▸ **Work instructions**
Search the records for "this". Copy every line where it appears.

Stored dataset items

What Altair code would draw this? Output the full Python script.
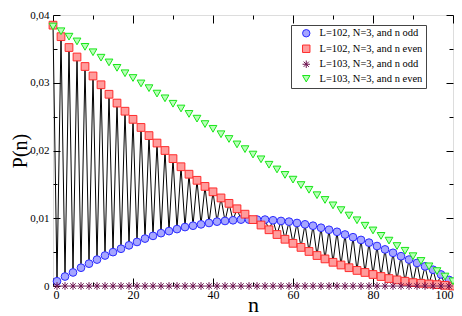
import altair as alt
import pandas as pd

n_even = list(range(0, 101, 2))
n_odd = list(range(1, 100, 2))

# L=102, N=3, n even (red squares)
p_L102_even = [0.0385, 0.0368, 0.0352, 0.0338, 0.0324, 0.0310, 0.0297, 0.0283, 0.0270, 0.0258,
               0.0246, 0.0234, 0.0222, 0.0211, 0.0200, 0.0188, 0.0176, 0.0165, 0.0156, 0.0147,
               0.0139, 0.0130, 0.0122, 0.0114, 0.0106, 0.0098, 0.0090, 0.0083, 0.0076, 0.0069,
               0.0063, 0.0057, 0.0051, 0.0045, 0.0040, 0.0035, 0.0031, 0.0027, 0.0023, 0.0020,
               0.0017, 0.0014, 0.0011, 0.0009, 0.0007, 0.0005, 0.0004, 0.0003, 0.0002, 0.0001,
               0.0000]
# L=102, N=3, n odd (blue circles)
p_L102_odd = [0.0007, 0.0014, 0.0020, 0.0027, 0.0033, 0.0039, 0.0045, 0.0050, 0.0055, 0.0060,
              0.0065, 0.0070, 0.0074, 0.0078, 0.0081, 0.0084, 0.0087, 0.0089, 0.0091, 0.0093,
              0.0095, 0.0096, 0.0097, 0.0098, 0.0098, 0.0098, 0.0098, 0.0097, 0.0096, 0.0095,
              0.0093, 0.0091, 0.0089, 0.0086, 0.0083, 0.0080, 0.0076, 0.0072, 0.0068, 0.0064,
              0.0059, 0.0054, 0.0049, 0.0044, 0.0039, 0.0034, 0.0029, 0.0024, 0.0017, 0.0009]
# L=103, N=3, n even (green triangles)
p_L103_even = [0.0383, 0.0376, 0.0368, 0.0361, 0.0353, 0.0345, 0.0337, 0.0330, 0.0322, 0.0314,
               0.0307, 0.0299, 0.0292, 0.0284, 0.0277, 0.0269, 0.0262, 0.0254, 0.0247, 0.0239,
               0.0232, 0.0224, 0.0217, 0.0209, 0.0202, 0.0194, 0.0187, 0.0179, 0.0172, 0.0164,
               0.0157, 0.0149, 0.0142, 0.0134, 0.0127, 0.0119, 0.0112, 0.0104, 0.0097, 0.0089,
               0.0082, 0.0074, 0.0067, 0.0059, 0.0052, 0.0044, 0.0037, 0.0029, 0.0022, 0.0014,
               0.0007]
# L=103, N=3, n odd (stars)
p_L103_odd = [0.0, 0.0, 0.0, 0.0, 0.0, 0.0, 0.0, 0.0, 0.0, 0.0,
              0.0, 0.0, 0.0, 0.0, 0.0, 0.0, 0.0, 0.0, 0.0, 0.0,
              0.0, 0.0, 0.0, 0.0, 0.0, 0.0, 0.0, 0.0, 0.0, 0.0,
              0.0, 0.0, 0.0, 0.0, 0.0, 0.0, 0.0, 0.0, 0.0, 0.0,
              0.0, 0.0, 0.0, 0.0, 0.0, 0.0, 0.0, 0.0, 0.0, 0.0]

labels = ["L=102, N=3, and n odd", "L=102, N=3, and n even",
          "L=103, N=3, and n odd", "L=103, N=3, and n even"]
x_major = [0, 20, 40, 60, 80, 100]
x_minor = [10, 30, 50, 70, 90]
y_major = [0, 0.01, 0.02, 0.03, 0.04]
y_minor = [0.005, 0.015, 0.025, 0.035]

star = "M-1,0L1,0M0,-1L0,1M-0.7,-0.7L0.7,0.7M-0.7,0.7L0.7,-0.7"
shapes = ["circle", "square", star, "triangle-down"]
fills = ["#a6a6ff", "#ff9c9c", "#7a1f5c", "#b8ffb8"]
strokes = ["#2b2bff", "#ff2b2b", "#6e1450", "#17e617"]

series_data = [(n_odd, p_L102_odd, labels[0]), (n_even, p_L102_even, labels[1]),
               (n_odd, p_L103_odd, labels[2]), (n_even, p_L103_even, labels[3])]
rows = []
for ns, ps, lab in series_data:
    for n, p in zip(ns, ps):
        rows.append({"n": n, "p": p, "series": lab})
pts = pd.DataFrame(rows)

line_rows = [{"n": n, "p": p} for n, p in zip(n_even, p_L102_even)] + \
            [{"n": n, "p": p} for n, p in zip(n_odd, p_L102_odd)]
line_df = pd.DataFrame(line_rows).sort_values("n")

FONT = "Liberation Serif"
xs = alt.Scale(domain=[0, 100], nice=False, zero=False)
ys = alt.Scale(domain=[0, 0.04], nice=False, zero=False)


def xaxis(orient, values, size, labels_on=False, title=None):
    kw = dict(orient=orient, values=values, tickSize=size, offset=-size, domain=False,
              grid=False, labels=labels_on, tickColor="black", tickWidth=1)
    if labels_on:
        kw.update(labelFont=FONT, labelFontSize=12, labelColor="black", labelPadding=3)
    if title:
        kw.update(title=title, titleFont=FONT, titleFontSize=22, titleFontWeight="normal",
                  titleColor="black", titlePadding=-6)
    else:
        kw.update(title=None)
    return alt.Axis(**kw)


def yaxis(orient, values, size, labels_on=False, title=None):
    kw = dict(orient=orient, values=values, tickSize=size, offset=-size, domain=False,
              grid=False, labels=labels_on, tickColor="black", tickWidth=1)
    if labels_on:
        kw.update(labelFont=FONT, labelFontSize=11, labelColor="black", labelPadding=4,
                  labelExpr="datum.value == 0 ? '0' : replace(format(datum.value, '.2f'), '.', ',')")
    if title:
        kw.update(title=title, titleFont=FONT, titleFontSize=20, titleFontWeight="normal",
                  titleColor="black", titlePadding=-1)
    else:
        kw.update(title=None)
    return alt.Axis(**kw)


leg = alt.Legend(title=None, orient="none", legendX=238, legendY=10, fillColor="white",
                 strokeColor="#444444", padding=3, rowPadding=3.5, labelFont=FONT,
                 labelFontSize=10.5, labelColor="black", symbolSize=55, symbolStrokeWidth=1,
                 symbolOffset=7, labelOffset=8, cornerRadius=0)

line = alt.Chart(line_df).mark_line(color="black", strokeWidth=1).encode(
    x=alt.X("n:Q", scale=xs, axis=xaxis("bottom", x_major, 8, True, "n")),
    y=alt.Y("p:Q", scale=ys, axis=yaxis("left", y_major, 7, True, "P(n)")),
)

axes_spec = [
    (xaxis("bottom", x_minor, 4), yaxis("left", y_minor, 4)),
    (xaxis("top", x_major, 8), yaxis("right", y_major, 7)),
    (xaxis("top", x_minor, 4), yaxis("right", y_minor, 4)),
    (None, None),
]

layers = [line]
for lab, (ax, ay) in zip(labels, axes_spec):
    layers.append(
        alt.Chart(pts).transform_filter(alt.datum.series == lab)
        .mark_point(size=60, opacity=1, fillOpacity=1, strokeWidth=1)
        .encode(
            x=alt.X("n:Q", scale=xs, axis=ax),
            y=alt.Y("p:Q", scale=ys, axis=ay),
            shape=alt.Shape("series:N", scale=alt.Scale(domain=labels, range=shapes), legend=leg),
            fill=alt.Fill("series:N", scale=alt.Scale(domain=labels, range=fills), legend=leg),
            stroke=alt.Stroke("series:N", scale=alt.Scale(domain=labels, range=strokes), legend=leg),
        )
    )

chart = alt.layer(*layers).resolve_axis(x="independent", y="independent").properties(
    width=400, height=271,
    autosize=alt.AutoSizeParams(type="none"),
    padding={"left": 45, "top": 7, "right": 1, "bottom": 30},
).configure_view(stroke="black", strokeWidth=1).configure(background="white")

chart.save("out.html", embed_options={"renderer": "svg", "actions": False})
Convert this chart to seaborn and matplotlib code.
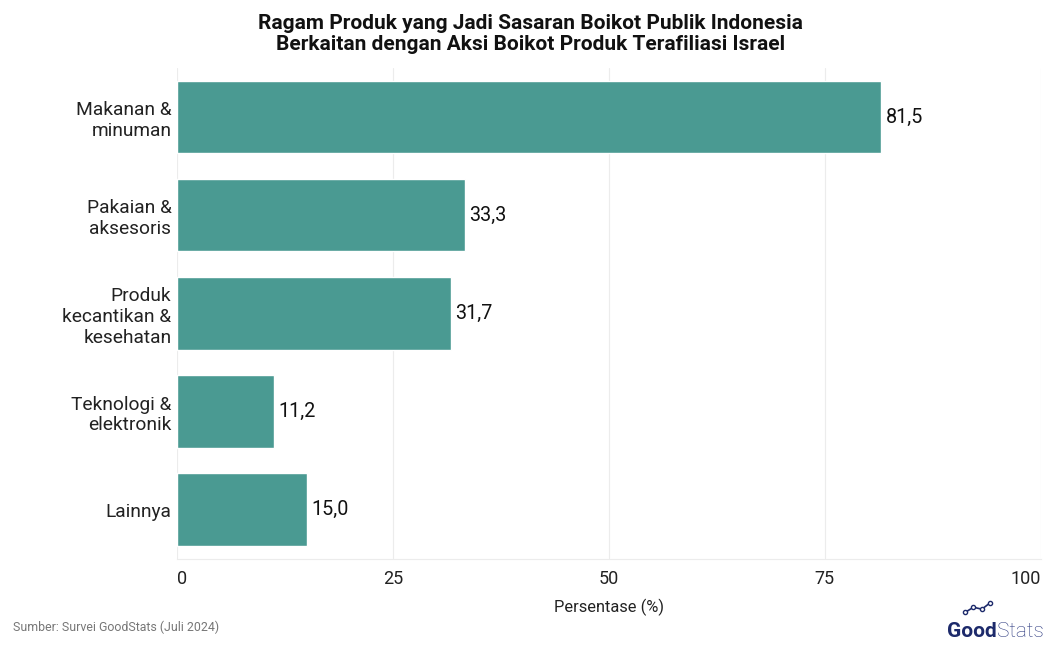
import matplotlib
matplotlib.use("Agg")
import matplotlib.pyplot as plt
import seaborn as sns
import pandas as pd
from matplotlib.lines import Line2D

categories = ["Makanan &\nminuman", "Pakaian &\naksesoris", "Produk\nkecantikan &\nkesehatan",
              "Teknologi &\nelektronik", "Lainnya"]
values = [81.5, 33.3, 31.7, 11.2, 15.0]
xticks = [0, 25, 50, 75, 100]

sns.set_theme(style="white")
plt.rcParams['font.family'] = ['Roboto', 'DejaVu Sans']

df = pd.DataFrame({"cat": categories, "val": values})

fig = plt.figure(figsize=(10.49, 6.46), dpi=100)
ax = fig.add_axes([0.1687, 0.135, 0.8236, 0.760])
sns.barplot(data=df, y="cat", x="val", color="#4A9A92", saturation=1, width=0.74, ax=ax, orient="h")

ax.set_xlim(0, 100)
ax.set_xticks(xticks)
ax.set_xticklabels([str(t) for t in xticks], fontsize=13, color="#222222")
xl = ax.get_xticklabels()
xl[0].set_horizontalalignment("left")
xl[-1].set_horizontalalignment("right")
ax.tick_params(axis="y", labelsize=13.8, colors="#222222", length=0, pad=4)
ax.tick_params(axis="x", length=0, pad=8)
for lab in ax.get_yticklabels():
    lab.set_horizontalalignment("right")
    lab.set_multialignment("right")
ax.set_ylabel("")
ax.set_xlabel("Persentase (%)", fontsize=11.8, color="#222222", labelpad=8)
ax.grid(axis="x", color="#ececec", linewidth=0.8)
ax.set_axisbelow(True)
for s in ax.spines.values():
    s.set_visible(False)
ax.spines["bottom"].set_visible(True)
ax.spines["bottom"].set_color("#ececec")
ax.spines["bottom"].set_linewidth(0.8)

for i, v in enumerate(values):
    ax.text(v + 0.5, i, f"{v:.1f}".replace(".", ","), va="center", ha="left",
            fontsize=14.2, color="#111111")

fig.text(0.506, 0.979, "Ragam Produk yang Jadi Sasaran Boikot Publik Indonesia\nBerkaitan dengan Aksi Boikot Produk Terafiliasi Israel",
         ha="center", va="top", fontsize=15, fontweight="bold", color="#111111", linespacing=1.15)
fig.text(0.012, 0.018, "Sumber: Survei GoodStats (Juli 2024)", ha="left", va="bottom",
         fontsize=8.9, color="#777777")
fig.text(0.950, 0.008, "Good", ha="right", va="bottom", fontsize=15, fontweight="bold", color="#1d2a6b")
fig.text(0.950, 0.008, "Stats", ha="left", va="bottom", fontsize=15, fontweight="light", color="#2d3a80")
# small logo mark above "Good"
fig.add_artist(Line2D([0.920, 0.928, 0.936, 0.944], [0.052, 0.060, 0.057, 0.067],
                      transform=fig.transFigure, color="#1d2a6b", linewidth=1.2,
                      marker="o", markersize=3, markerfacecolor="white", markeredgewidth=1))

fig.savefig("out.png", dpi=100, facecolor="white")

▸ **Exercise result**
What Altair code would draw this? Output the full Python script.
Convert this chart to seaborn and matplotlib code.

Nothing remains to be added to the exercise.